Ga. Immigration Court Denies Asylum For Transgender Woman

 
Listen to the story.

A transgender woman from Mexico has been denied asylum for the second time by a federal immigration court in Georgia. 

“Estrella” Antonio-Sanchez represented herself more than two and a half years ago in a court at the Stewart Detention Center in Lumpkin, Georgia. She applied for asylum, saying she was abused in Mexico for being transgender and feared to return to her home country. The judge denied her petition, but she appealed her case and got a second hearing last month, but her petition was again denied.

Jeffrey Fisher, a litigation associate at Kilpatrick Townsend, is part of a team of lawyers at the firm who took the case on pro-bono, and said he’s disappointed by the judge’s decision.

“She suffered repeated incidents of fairly serious physical and sexual abuse, all at the hands of authority figures who ─ fairly clear ─ were intended to punish her for being a transgender woman and her femininity,” Fisher said.

But Judge Dan Trimble’s ruling says she failed to demonstrate that the cause of the abuse was her gender identity, according to Fisher.

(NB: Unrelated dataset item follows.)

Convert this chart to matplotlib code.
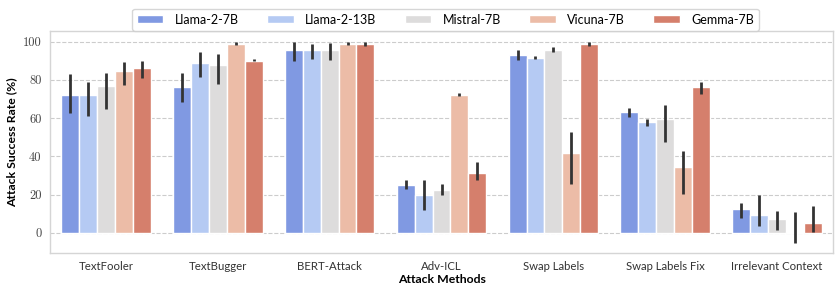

A representative for Executive Office for Immigration Court (EOIR) said the office does not comment on individual judges’ decisions.

Stewart Immigration Court has the highest deportation rate in the nation, at 93 percent, according to government data compiled by TRAC, a nonprofit at Syracuse University. In fiscal year 2014, the asylum grant rate at Stewart was 6 percent, compared to 49 percent for the rest of the country, according to EOIR.

Fisher says he will appeal the latest ruling to the Board of Immigration Appeals.